Нет былой мистически-органической связи в совместном бытии и совместном звучании в каждом акте этого бытия.
На родине моей не однажды звучали уже во времена перестроечной реформации призывы вывезти отсюда, с опустошенной земли, оставшийся народ и забыть о ней. Чего проще! Еще полвека назад люди здесь, сидя на таежном и речном богатстве, были бедны лишь потому, что не дошла тогда сюда хозяйская государева рука. Затем эта рука шла мимо и остановила Ангару, снесла тайгу. Остался местный народ ни с чем. Он остался ни с чем, а Ангара до сих пор крутит турбины, вырабатывает электроэнергию, которая продается за границу, и плавит алюминий, за который дают валюту.
Человек – это, конечно, давно не звучит гордо, но надо ли доводить дело до того, чтобы это звучало низко?
Вниз и вверх по течению
Очерк одной поездки
По родимой по сторонке
Сердце ноет, ноет, ноет…
Из песни
Слава Богу, все кончилось. Кончилась эта бестолковая и изнурительная беготня по магазинам, когда и сам не знаешь, что ищешь, лишь бы что-нибудь купить, не забыть никого подарком и не обделить гостинцем; это торопливое сваливание с себя всяких разных дел, больших и маленьких, скопившихся, как всегда, на последний день, и надо срочно бежать туда и сюда, поговорить с тем и с этим, взять одно и отдать другое; эти суматошные, с постоянной оглядкой – не забыть бы что-нибудь – сборы. Кончилось все разом, как обрубило, едва лишь Виктор вошел в каюту и поставил чемодан, и теперь впереди предстояло одно легкое и приятное безделье, заранее волнующее своей праздничностью и свободой.

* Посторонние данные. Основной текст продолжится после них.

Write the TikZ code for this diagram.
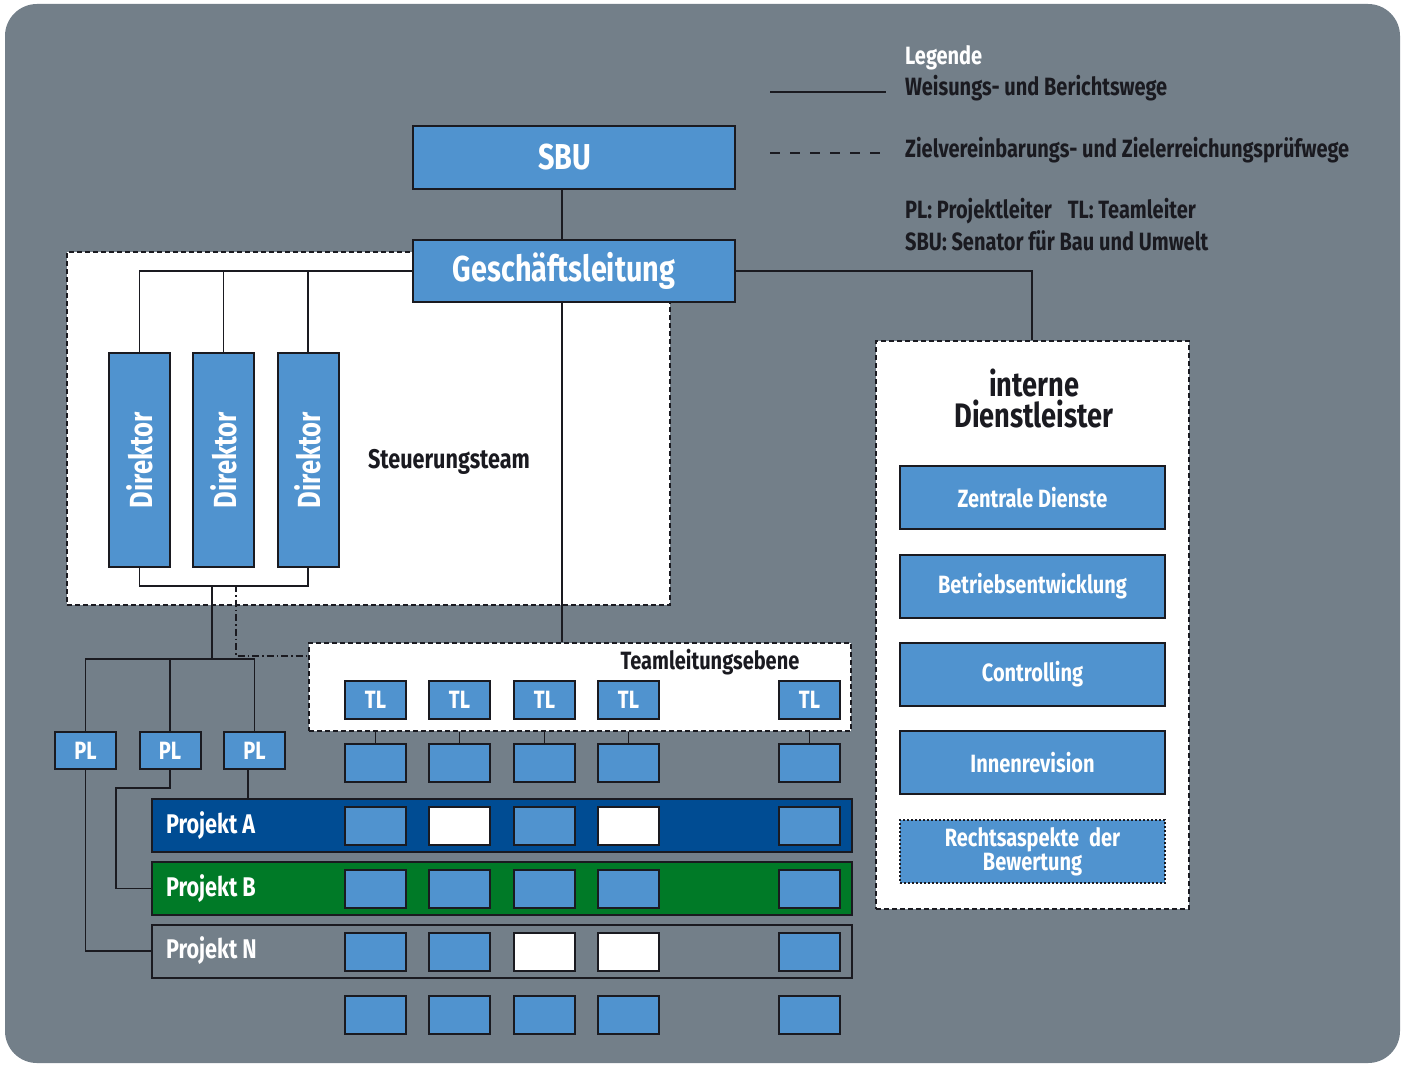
\documentclass[tikz,border=0pt]{standalone}
\usepackage{fontspec}
\setmainfont{Fira Sans}[FakeStretch=0.8]
\usetikzlibrary{calc}
\definecolor{bg}{HTML}{737F89}
\definecolor{bblue}{HTML}{5093CF}
\definecolor{pblue}{HTML}{004C93}
\definecolor{pgreen}{HTML}{007A27}
\definecolor{ink}{HTML}{1A1A20}
\tikzset{
  conn/.style={draw=ink, line width=1.8pt},
  dashconn/.style={draw=ink, line width=1.5pt, dash pattern=on 7pt off 3pt on 1.5pt off 3pt},
  areabox/.style={draw=ink, fill=white, line width=1.5pt, dash pattern=on 5pt off 3pt},
  bluebox/.style={draw=ink, fill=bblue, line width=2pt, text=white, inner sep=0pt, font=\bfseries},
  cell/.style={bluebox, minimum width=61pt, minimum height=38pt},
  wcell/.style={cell, fill=white},
  band/.style={draw=ink, line width=2pt, minimum height=53pt, text width=672pt, inner xsep=14pt, inner ysep=0pt, align=left, text=white, font=\bfseries\fontsize{27}{30}\selectfont},
  svc/.style={bluebox, minimum width=265pt, minimum height=63pt, font=\bfseries\fontsize{25}{26}\selectfont},
  lbl/.style={text=ink, font=\bfseries\fontsize{25}{30}\selectfont, inner sep=0pt, anchor=west},
}
\begin{document}
\begin{tikzpicture}[x=1pt,y=-1pt]
\useasboundingbox (0,0) rectangle (1402,1065);
\fill[white] (0,0) rectangle (1402,1065);
\fill[bg, rounded corners=32pt] (5,4) rectangle (1400,1063);

% legend
\node[lbl, text=white] (leg) at (905,58) {Legende};
\node[lbl] (leg1) at (905,88) {Weisungs- und Berichtswege};
\node[lbl] (leg2) at (905,150) {Zielvereinbarungs- und Zielerreichungsprüfwege};
\node[lbl] (leg3) at (905,211) {PL: Projektleiter\hspace{16pt}TL: Teamleiter};
\node[lbl] (leg4) at (905,241) {SBU: Senator für Bau und Umwelt};
\coordinate (ls1) at (770,92); \coordinate (le1) at (886,92);
\coordinate (ls2) at (770,153); \coordinate (le2) at (886,153);
\draw[conn] (ls1) -- (le1);
\draw[draw=ink, line width=1.8pt, dash pattern=on 10pt off 10pt] (ls2) -- (le2);

% areas
\node[areabox, minimum width=603pt, minimum height=353pt, inner sep=0pt] (st) at (368.5,428.5) {};
\node[text=ink, font=\bfseries\fontsize{27}{30}\selectfont] (stl) at (449,462) {Steuerungsteam};
\node[areabox, minimum width=542pt, minimum height=88pt, inner sep=0pt] (tle) at (580,687) {};
\node[text=ink, font=\bfseries\fontsize{25}{30}\selectfont] (tlel) at (710,662) {Teamleitungsebene};
\node[areabox, minimum width=313pt, minimum height=568pt, inner sep=0pt] (ids) at (1032.5,625) {};
\node[text=ink, align=center, font=\bfseries\fontsize{34}{31}\selectfont] (idsl) at (1034,398) {interne\\Dienstleister};

% top boxes
\node[bluebox, minimum width=322pt, minimum height=63pt, font=\bfseries\fontsize{36}{40}\selectfont] (sbu) at (574,157.5) {SBU\kern18pt};
\node[bluebox, minimum width=322pt, minimum height=62pt, font=\bfseries\fontsize{36}{40}\selectfont] (gl) at (574,271) {Geschäftsleitung\kern20pt};
\coordinate (gx) at (562,0);

% directors
\foreach \n/\x in {d1/139.5,d2/223.5,d3/308} {
  \node[bluebox, rotate=90, minimum width=214pt, minimum height=61pt, font=\bfseries\fontsize{32}{34}\selectfont] (\n) at (\x,460) {Direktor};
}

% TL
\foreach \n/\x in {tl1/375.5,tl2/459.5,tl3/544.5,tl4/628.5,tl5/809.5} {
  \node[cell, font=\bfseries\fontsize{25}{28}\selectfont] (\n) at (\x,700) {TL};
}
% PL
\foreach \n/\x in {pl1/85.5,pl2/170,pl3/254.5} {
  \node[cell, minimum height=37pt, font=\bfseries\fontsize{25}{28}\selectfont] (\n) at (\x,750.5) {PL};
}

% project bands
\node[band, fill=pblue] (pa) at (502,825.5) {Projekt\hspace{5pt}A};
\node[band, fill=pgreen] (pb) at (502,888.5) {Projekt\hspace{5pt}B};
\node[band, fill=bg] (pn) at (502,951) {Projekt\hspace{5pt}N};

% cells
\foreach \c/\x in {1/375.5,2/459.5,3/544.5,4/628.5,5/809.5} {
  \node[cell] (r0c\c) at (\x,762.5) {};
  \node[cell] (rnc\c) at (\x,1015) {};
}
\foreach \c/\x/\s in {1/375.5/cell,2/459.5/wcell,3/544.5/cell,4/628.5/wcell,5/809.5/cell} {
  \node[\s] (ra\c) at (\x,826) {};
}
\foreach \c/\x in {1/375.5,2/459.5,3/544.5,4/628.5,5/809.5} {
  \node[cell] (rb\c) at (\x,889) {};
}
\foreach \c/\x/\s in {1/375.5/cell,2/459.5/cell,3/544.5/wcell,4/628.5/wcell,5/809.5/cell} {
  \node[\s] (rn\c) at (\x,952) {};
}

% services
\node[svc] (s1) at (1032.5,497.5) {Zentrale Dienste};
\node[svc] (s2) at (1032.5,586.5) {Betriebsentwicklung};
\node[svc] (s3) at (1032.5,674.5) {Controlling};
\node[svc] (s4) at (1032.5,762.5) {Innenrevision};
\node[svc, dotted, line width=1.5pt, align=center, font=\bfseries\fontsize{25}{24}\selectfont] (s5) at (1032.5,851.5) {Rechtsaspekte\hspace{10pt}der\\Bewertung};

% connectors
\draw[conn] (sbu.south -| gx) -- (gl.north -| gx);
\draw[conn] (gl.west) -| (d1.east);
\draw[conn] (d2.east) -- (d2.east |- gl.west);
\draw[conn] (d3.east) -- (d3.east |- gl.west);
\draw[conn] (d1.west) -- ++(0,18) -| (d3.west);
\coordinate (bj) at (212,585);
\coordinate (plbus) at (212,659);
\coordinate (dj) at (236,585);
\coordinate (dk) at (236,656);
\draw[conn] (bj) -- (plbus);
\draw[conn] (pl1.north) -- (pl1.north |- plbus) -- (pl3.north |- plbus) -- (pl3.north);
\draw[conn] (pl2.north) -- (pl2.north |- plbus);
\draw[dashconn] (dj) -- (dk) -- (tle.west |- dk);
\draw[conn] (gl.south -| gx) -- (tle.north -| gx);
\coordinate (ix) at (1032,0);
\draw[conn] (gl.east) -| (ids.north -| ix);
\foreach \c in {1,2,3,4,5} { \draw[conn] (r0c\c.north) -- (r0c\c.north |- tle.south); }
\draw[conn] (pl1.south) |- (pn.west);
\coordinate (b1) at (170,788);
\coordinate (b2) at (116,788);
\draw[conn] (pl2.south) -- (b1) -- (b2) |- (pb.west);
\coordinate (ax) at (248,0);
\draw[conn] (pl3.south -| ax) -- (pa.north -| ax);
\end{tikzpicture}
\end{document}
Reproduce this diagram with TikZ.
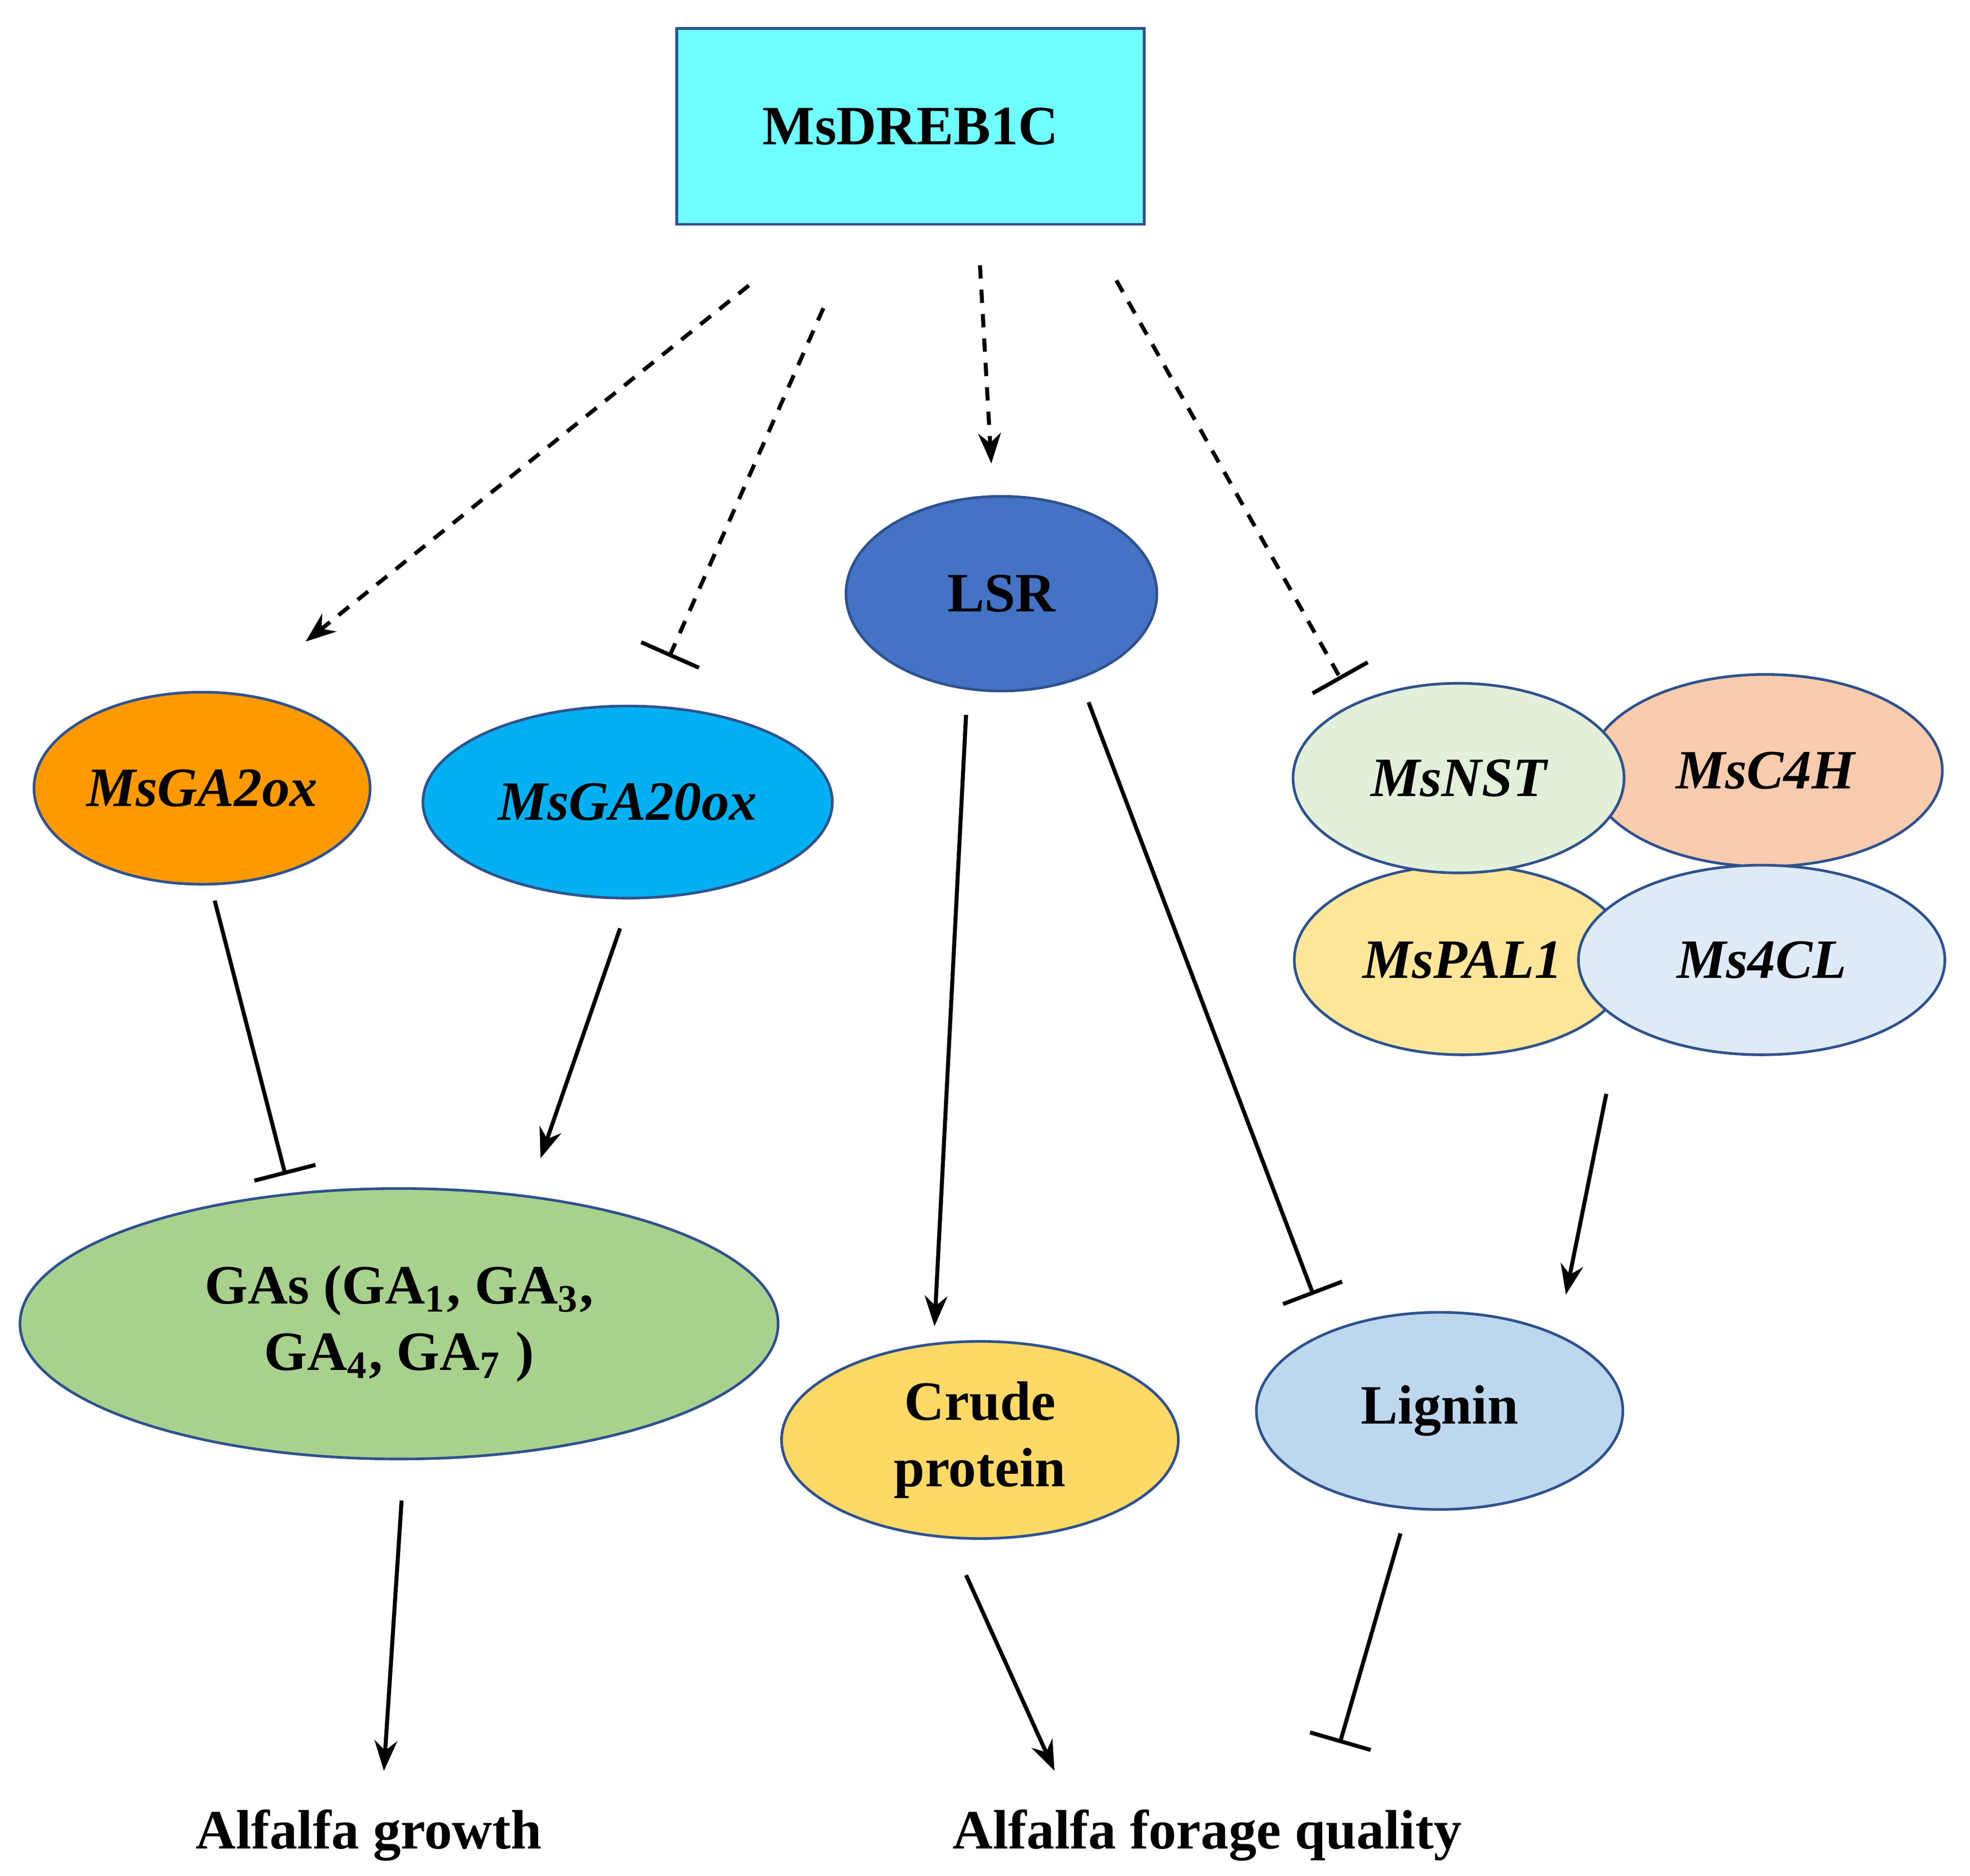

Погода для мая выдалась на удивление жаркая, весь день пекло, а теперь, перед вечером, жара еще более сгустилась, потяжелела. В каюте к тому же пахло краской, воздух был затхлый и горький. Виктор тут же, как вошел, до конца, до упора опустил раму стекла в окне и высунулся наружу. Его обдало теплым и слабым, но все же ветерком, от воды едва уловимо потянуло свежестью. До пяти часов, до отплытия, оставалось еще минут пятнадцать; посадка продолжалась, слышно было, как по сходням идут люди, но уже во всем чувствовалось близкое освобождение, уже начала подрагивать в нетерпении массивная белая туша теплохода, уже полусонный женский голос с пластинки, волнуя и дразня, повел прощальную дежурную песенку о том, что – «провожают пароходы совсем не так, как поезда».